-- begin DATA PROVIDED --

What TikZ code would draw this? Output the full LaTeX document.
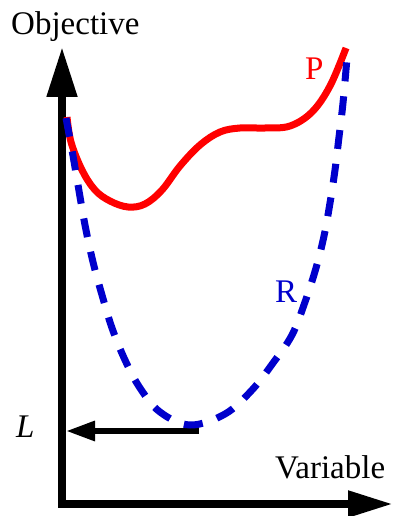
\documentclass[tikz,border=0pt]{standalone}
\usepackage{fontspec}
\setmainfont{Liberation Serif}
\usepackage{xcolor}
\usetikzlibrary{arrows.meta,positioning}
\definecolor{curveblue}{RGB}{0,0,204}

\begin{document}
\begin{tikzpicture}[
                x=1pt, y=-1pt,
                font=\fontsize{33}{36}\selectfont,
                axis/.style={line width=8pt, line join=miter, {Triangle[length=50pt, width=29pt]}-{Triangle[length=45pt, width=25pt]}},
                curveP/.style={line width=7pt, red},
                curveR/.style={line width=7pt, curveblue, dash pattern=on 19pt off 15pt},
                level/.style={line width=6pt, -{Triangle[length=29pt, width=19pt]}},
                lbl/.style={inner sep=0pt, anchor=base west}
            ]
            \useasboundingbox (0,0) rectangle (394,516);
            \coordinate (ytip) at (62,47);
            \coordinate (orig) at (62,504);
            \coordinate (xtip) at (393,504);
            \coordinate (lstart) at (199,431);
            \coordinate (lend) at (66,431);
            \node[lbl] (obj) at (11,35) {Objective};
            \node[lbl] (var) at (275,478) {Variable};
            \node[lbl, red] (lblP) at (305,80) {P};
            \node[lbl, curveblue] (lblR) at (275,302) {R};
            \node[lbl] (lblL) at (16,437) {\itshape L};
            \draw[axis] (ytip) -- (orig) -- (xtip);
            \draw[level] (lstart) -- (lend);
            \draw[curveP] plot[smooth, tension=0.6] coordinates {(67,117) (71,142) (82,170) (95,190) (110,201) (128,207) (145,204) (162,190) (180,166) (200,145) (220,132) (240,128) (265,128) (290,126) (312,112) (330,86) (346,48)};
            \draw[curveR] plot[smooth, tension=0.6] coordinates {(66,118) (72,150) (78,185) (85,225) (93,262) (102,295) (112,328) (125,360) (140,388) (160,412) (190,425) (225,414) (252,390) (273,363) (292,335) (305,302) (316,268) (324,236) (330,203) (335,170) (339,137) (343,103) (347,58)};
        \end{tikzpicture}
\end{document}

-- end DATA PROVIDED --

§ **REQUIRED WORK**:
Repeat the listing in full and exactly. Do not include any images.

§ **RESULT OF THE EXERCISE**:
What TikZ code would draw this? Output the full LaTeX document.
\documentclass[tikz,border=0pt]{standalone}
\usepackage{fontspec}
\setmainfont{Liberation Serif}
\usepackage{xcolor}
\usetikzlibrary{arrows.meta,positioning}
\definecolor{curveblue}{RGB}{0,0,204}

\begin{document}
\begin{tikzpicture}[
                x=1pt, y=-1pt,
                font=\fontsize{33}{36}\selectfont,
                axis/.style={line width=8pt, line join=miter, {Triangle[length=50pt, width=29pt]}-{Triangle[length=45pt, width=25pt]}},
                curveP/.style={line width=7pt, red},
                curveR/.style={line width=7pt, curveblue, dash pattern=on 19pt off 15pt},
                level/.style={line width=6pt, -{Triangle[length=29pt, width=19pt]}},
                lbl/.style={inner sep=0pt, anchor=base west}
            ]
            \useasboundingbox (0,0) rectangle (394,516);
            \coordinate (ytip) at (62,47);
            \coordinate (orig) at (62,504);
            \coordinate (xtip) at (393,504);
            \coordinate (lstart) at (199,431);
            \coordinate (lend) at (66,431);
            \node[lbl] (obj) at (11,35) {Objective};
            \node[lbl] (var) at (275,478) {Variable};
            \node[lbl, red] (lblP) at (305,80) {P};
            \node[lbl, curveblue] (lblR) at (275,302) {R};
            \node[lbl] (lblL) at (16,437) {\itshape L};
            \draw[axis] (ytip) -- (orig) -- (xtip);
            \draw[level] (lstart) -- (lend);
            \draw[curveP] plot[smooth, tension=0.6] coordinates {(67,117) (71,142) (82,170) (95,190) (110,201) (128,207) (145,204) (162,190) (180,166) (200,145) (220,132) (240,128) (265,128) (290,126) (312,112) (330,86) (346,48)};
            \draw[curveR] plot[smooth, tension=0.6] coordinates {(66,118) (72,150) (78,185) (85,225) (93,262) (102,295) (112,328) (125,360) (140,388) (160,412) (190,425) (225,414) (252,390) (273,363) (292,335) (305,302) (316,268) (324,236) (330,203) (335,170) (339,137) (343,103) (347,58)};
        \end{tikzpicture}
\end{document}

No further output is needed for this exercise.